3. Menentukan jenis Data
Jenis data yang digunakan dalam penelitian ini adalah jenis data kualitatif.
Data kualitatif adalah memaparkan data dan memberikan gambaran penjelasan
secara teoritik yang didasarkan pada masalah yang diteliti yang ada di lapangan
serta mengeksplorasikan kedalam bentuk laporan. Jenis data yang dikumpulkan
dalam penelitian ini merupakan data-data yang dijadikan jawaban atas pertanyaan
14
penelitian yang diajukan terhadap masalah yang dirumuskan pada tujuan yang
telah ditetapkan (Cik Hasan Bisri, 2008:58).
Adapun jenis data yang dihimpun oleh penulis adalah mengenai:
a) Kondisi objektif Desa Cileunyi Wetan Kecamatan Cileunyi Kabupaten
Bandung dan kondisi objektif para pelaku transaksi jual beli.
b) Pendapat Ulama setempat dalam penelitian ini adalah langsung dari ketua
MUI, mengenai jual beli kulit hewan kurban.
c) Kedudukan jual beli tersebut menurut pandangan agama yang diambil dari
sisi fiqih muamalah, sehingga bisa disimpulkan hukumnya.

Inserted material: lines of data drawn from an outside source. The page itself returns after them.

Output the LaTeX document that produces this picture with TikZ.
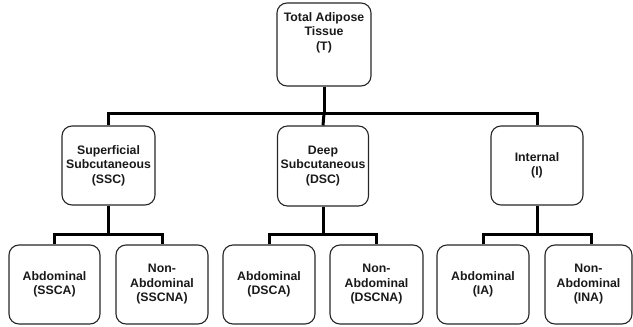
\documentclass[tikz,border=0pt]{standalone}
\usepackage{fontspec}
\setmainfont{Liberation Sans}
\begin{document}
\begin{tikzpicture}[x=1pt,y=-1pt,
  box/.style={draw=black!85, line width=1.1pt, rounded corners=10pt, minimum width=#1, minimum height=80pt, inner sep=0pt,
    align=center, font=\fontsize{12.3}{14.5}\selectfont\bfseries, text=black!90},
  box/.default=92pt,
  lbl/.style={align=center, font=\fontsize{12.3}{14.5}\selectfont\bfseries, text=black!90, inner sep=0pt},
  conn/.style={draw=black, line width=3pt}]
\useasboundingbox (0,0) rectangle (633,327);
% top
\node[box=94pt, minimum height=83pt] (T) at (324,44.5) {};
\node[lbl] (Tl) at ([yshift=-30pt]T.north) {Total Adipose\\Tissue\\(T)};
% middle
\node[box=93pt, minimum height=79pt] (SSC) at (108.5,165.5) {Superficial\\Subcutaneous\\(SSC)};
\node[box=91pt] (DSC) at (323,166) {Deep\\Subcutaneous\\(DSC)};
\node[box=92pt, minimum height=79pt] (I) at (537,165.5) {Internal\\(I)};
% bottom
\node[box=91pt, minimum height=79pt] (SSCA) at (54.5,284.5) {Abdominal\\(SSCA)};
\node[box=92pt, minimum height=79pt] (SSCNA) at (162,284.5) {Non-\\Abdominal\\(SSCNA)};
\node[box=92pt, minimum height=79pt] (DSCA) at (269,284.5) {Abdominal\\(DSCA)};
\node[box=93pt, minimum height=79pt] (DSCNA) at (376.5,284.5) {Non-\\Abdominal\\(DSCNA)};
\node[box=92pt, minimum height=79pt] (IA) at (483,284.5) {Abdominal\\(IA)};
\node[box=87pt, minimum height=79pt] (INA) at (588.5,284.5) {Non-\\Abdominal\\(INA)};
% connectors
\draw[conn] (T.south) -- ++(0,27) coordinate (jt);
\draw[conn] (SSC.north) |- (jt) -| (I.north);
\draw[conn] (jt) -- (DSC.north);
\draw[conn] (SSC.south) -- ++(0,29) coordinate (j1);
\draw[conn] (SSCA.north) |- (j1) -| (SSCNA.north);
\draw[conn] (DSC.south) -- ++(0,28) coordinate (j2);
\draw[conn] (DSCA.north) |- (j2) -| (DSCNA.north);
\draw[conn] (I.south) -- ++(0,29) coordinate (j3);
\draw[conn] (IA.north) |- (j3) -| ([xshift=2.5pt]INA.north);
\end{tikzpicture}
\end{document}
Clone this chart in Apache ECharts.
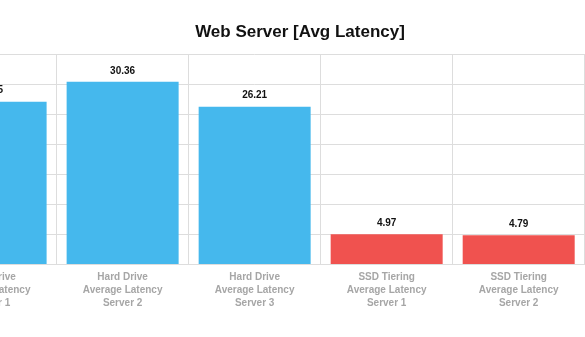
<!DOCTYPE html>
<html>
<head>
<meta charset="utf-8">
<script src="https://cdn.jsdelivr.net/npm/echarts@6/dist/echarts.min.js"></script>
<style>
html,body{margin:0;padding:0;background:#fff;overflow:hidden;width:585px;height:337px;position:relative;}
#c{position:absolute;left:-76px;top:0;width:661px;height:337px;}
</style>
</head>
<body>
<div id="c"></div>
<script>
const titleText = 'Web Server [Avg Latency]';
const categories = [
  'Hard Drive\nAverage Latency\nServer 1',
  'Hard Drive\nAverage Latency\nServer 2',
  'Hard Drive\nAverage Latency\nServer 3',
  'SSD Tiering\nAverage Latency\nServer 1',
  'SSD Tiering\nAverage Latency\nServer 2'
];
const hardDriveValues = [27.05, 30.36, 26.21, '-', '-'];
const ssdValues = ['-', '-', '-', 4.97, 4.79];
const yMin = 0, yMax = 35, yInterval = 5;

const chart = echarts.init(document.getElementById('c'), null, {renderer: 'canvas'});
const labelStyle = {
  show: true, position: 'top', distance: 6,
  color: '#111', fontSize: 10, fontWeight: 'bold',
  fontFamily: 'Liberation Sans, Arial, sans-serif',
  formatter: p => p.value.toFixed(2)
};
chart.setOption({
  animation: false,
  backgroundColor: '#fff',
  title: {
    text: titleText,
    left: 371, top: 19, textAlign: 'center',
    textStyle: {fontSize: 17, fontWeight: 'bold', color: '#111', fontFamily: 'Liberation Sans, Arial, sans-serif'}
  },
  grid: {left: 0.6, right: 0.3, top: 54, bottom: 73},
  xAxis: {
    type: 'category',
    data: categories,
    axisLine: {show: true, lineStyle: {color: '#dddddd'}},
    axisTick: {show: false},
    splitLine: {show: true, interval: 0, lineStyle: {color: '#dddddd'}},
    axisLabel: {
      interval: 0, margin: 7, color: '#a6a6a6', fontSize: 10, fontWeight: 'bold',
      lineHeight: 12.7, fontFamily: 'Liberation Sans, Arial, sans-serif'
    }
  },
  yAxis: {
    type: 'value', min: yMin, max: yMax, interval: yInterval,
    axisLabel: {show: false}, axisLine: {show: false}, axisTick: {show: false},
    splitLine: {show: true, lineStyle: {color: '#dddddd'}}
  },
  series: [
    {type: 'bar', name: 'Hard Drive', stack: 'a', data: hardDriveValues, barWidth: 112,
     itemStyle: {color: '#45b8ed'}, label: labelStyle},
    {type: 'bar', name: 'SSD Tiering', stack: 'a', data: ssdValues, barWidth: 112,
     itemStyle: {color: '#f0524f'}, label: labelStyle}
  ]
});
</script>
</body>
</html>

4. Menentukan teknik pengumpulan data
Dalam penelitian ini penulis menggunakan beberapa teknik pengumpulan
data yaitu:
a) Wawancara
Interview, yaitu pengumpulan data yang dilakukan dengan mengadakan
tatap muka atau wawancara langsung pada pihak yang bersangkutan untuk
memberikan data yang diperlukan dalam proses penelitian.
b) Observasi
Observasi merupakan teknik pengumpulan data yang dilakukan dengan
cara peneliti mengadakan pengamatan langsung di lapangan terhadap
gejala yang terjadi pada objek penelitian.
c) Studi kepustakaan
Pengumpulan data yang bersumber dari buku-buku yang membahas dan
berhubungan dengan objek penelitian.
15
5. Analisis data
Pada dasarnya analisis data merupakan penguraian data melalui tahapan-
tahapan kategori dan klasifikasi, perbandingan dan pencarian hubungan antara
data yang spesifik tentang hubungan peubah (Cik Hasan Bisri, 1999: 61).
Untuk menganalisa data, penulis menggunakan langkah-langkah sebagai
berikut:
a) Menelaah semua sumber data yang diperoleh baik dari sumber primer
maupun sumber sekunder.
b) Melakukan klasifikasi terhadap data yang terkumpul sesuai dengan
masalah yang diteliti.
c) Menghubungkan data yang telah diperoleh dengan teori yang relevan
dengan masalah yang dibahas.
d) Penarikan kesimpulan dari data-data yang dianalisis.